2.yarıya değişiklik yapmadan başladı Fatih Terim. Şener hamlesini orada bekledim ben açıkçası çünkü bizim en büyük silahımız Fenerbahçe'nin de kullandığı 2 bekin yaptığı aksiyonları oluyor. Değişiklik olmayınca maçın gidişatı da başta pek değişmedi. Gol noktasına topu getiren fakat bitiremeyen takım görüntüsünü sürdürdük. Umut'un girişiyle çift forvete dönünce bir kanat oyuncusundan vazgeçti Fatih Terim. Volkan çok demoralize olduğu için çıktı diye tahmin ediyorum. Kötü oynamıyordu çünkü. Gol geciktikçe maçı da kaybetme riskiyle karşı karşıya kalıyorsunuz. Futbol şaka kaldırmayan bir oyun. 9 numaralı oyuncuları Karasausks hem Serdar Aziz'i hem Hakan Balta'yı süratiyle çok zorladı. Hakan Balta çok kririk 2 müdahale yaparak büyük krizi önledi. 9 numaralı oyuncuyu bizim ülkemizden bir takım alsa yüzüne bile bakmayız. Son 10 dakika muhtemelen Fatih Terim'in ''C planı'' dediği Batuhan oyuna girecekti ama gol gelince bu olmadı. Öne geçtikten sonrasını anlamak mümkün değil. Orta sahamız Mehmet Topal, Hakan Çalhanoğlu, Arda Turan, Selçuk İnan gibi üst düzey isimler. Topu alıp bir şekilde rakibe vermeyecek oyuncular hepsi çok tecrübeli. Bu kadar tecrübe bile skoru koruma endişesine grdi. Yediğimiz gol savunma yapamadığımızı yine gösterdi. Uzun top atıyorlar Holanda maçındaki gibi. Artık burada alan savunması biter, adam adama başlar. Herkez kendi adamı ile eşleşse tehlike olma şansı yok. Yani Şener sol açığı alacak, Hakan topsuz koşu yapan santrforu alacak, Serdar da golü atan Sabala'yı alacak. Göz göre göre büyük avantajı kaçırdık.

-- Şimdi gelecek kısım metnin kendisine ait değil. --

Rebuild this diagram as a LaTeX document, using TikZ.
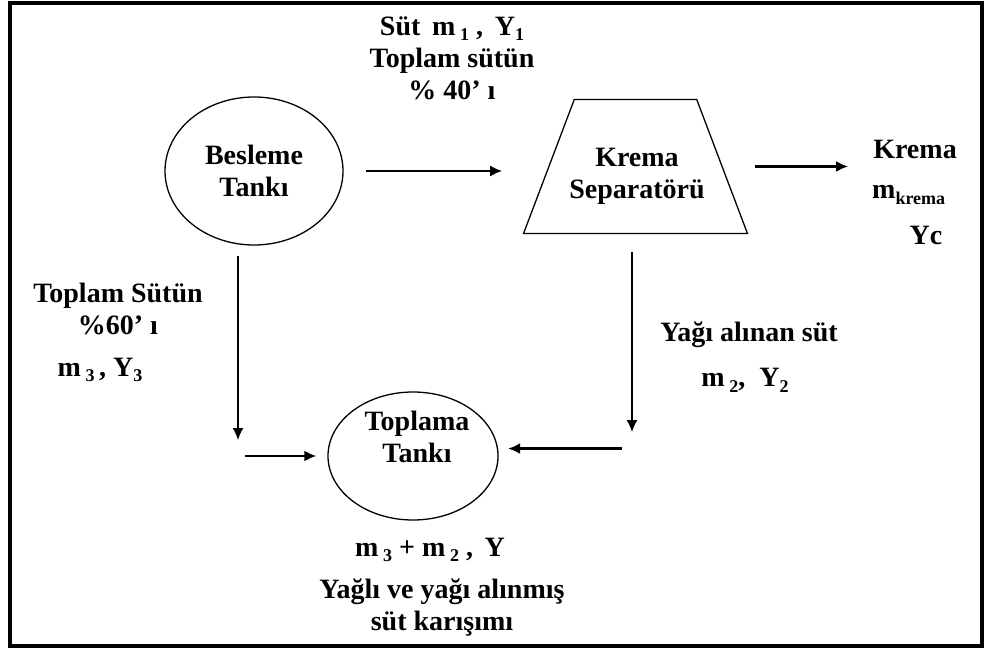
\documentclass[tikz,border=0pt]{standalone}
\usepackage{fontspec}
\setmainfont{Liberation Serif}
\usetikzlibrary{shapes.geometric,arrows.meta}
\newcommand{\sbs}[1]{\raisebox{-0.45ex}{\fontsize{18}{18}\selectfont #1}}

\begin{document}
\begin{tikzpicture}[x=1pt, y=-1pt,
        lbl/.style={font=\fontsize{28}{32}\selectfont\bfseries, align=center, inner sep=0pt},
        tank/.style={draw, ellipse, line width=1.3pt, inner sep=0pt},
        flow/.style={-{Latex[length=12pt,width=11pt]}, line width=2.2pt},
        drop/.style={-{Latex[length=12pt,width=11pt]}, line width=1.4pt}]
        \useasboundingbox (0,0) rectangle (985,650);

        % Outer frame
        \draw[line width=4pt] (10,3) rectangle (982,646);

        % Tanks and the separator
        \node[tank, lbl, minimum width=178pt, minimum height=148pt] (bes) at (254,171) {Besleme\\Tankı};
        \node[tank, minimum width=170pt, minimum height=128pt] (top) at (413,456) {};
        \node[lbl] (toptxt) at (417,437) {Toplama\\Tankı};
        \node[draw, trapezium, trapezium stretches=true, line width=1.3pt,
              trapezium left angle=67.5, trapezium right angle=67.5,
              minimum width=224pt, minimum height=134pt] (sep) at (635.5,166.5) {};
        \node[lbl] (septxt) at (637,176) {Krema\\Separatörü};

        % Stream labels
        \node[lbl] (feed) at (452,58) {Süt \,m\,\sbs{1} , \,Y\sbs{1}\\Toplam sütün\\\% 40' ı};
        \node[lbl] (kre) at (915,149) {Krema};
        \node[lbl, anchor=west] (krem) at (872,195) {m\sbs{krema}};
        \node[lbl] (krey) at (926,235) {Yc};
        \node[lbl] (bypass) at (118,309) {Toplam Sütün\\\%60' ı};
        \node[lbl] (bypassm) at (100,370) {m\,\sbs{3}\,, Y\sbs{3}};
        \node[lbl] (skim) at (749,335) {Yağı alınan süt};
        \node[lbl] (skimm) at (745,380) {m\,\sbs{2}, \ Y\sbs{2}};
        \node[lbl] (mixm) at (430,550) {m\,\sbs{3} + m\,\sbs{2} , \,Y};
        \node[lbl] (mixt) at (442,608) {Yağlı ve yağı alınmış\\süt karışımı};

        % Ends of the down streams
        \coordinate (mixL) at (238,440);
        \coordinate (mixR) at (632,432);

        % Streams
        \draw[flow, shorten <=22pt, shorten >=46pt] (bes.east) -- (bes.east -| sep.west);
        \draw[flow, shorten <=32pt, shorten >=25pt] (sep.east) -- (sep.east -| kre.west);
        \draw[drop, shorten <=10pt] (bes.south -| mixL) -- (mixL);
        \draw[drop, shorten <=18pt] (sep.south -| mixR) -- (mixR);
        \draw[flow, shorten <=7pt, shorten >=11pt] (mixL |- top.west) -- (top.west);
        \draw[flow, shorten <=10pt, shorten >=10pt] (mixR |- top.5) -- (top.5);
    \end{tikzpicture}
\end{document}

Futbolda sportif netice olarak yine kötü bir günü geride bıraktık. Fatih Terim'in basın toplantısı ayrı konu olabilecek cinsten. Mesela bir laf geçti. ''artık 6+2, 5+3 gibi yabancı sayıları yok. Oyuncular rekabete giriyorlar''. Tamam ne güzel diyorsunuz Hocam. Niye peki sesiniz çıkmadı 2 sene bu durum karşısında? Letonya'yı yenememe serimizi sürdürdük. Biz 2003'te tesadüfen elendiğimizi varsayalım Letonya'ya. O eşleşmeden sonra 3 maç yaptık, hala galibiyetimiz yok. Bu kadar tesadüf olamaz! Hollanda karşısında büyük bir zafer beklemekten başka çaremiz yok. Umarım takım bunu başarır.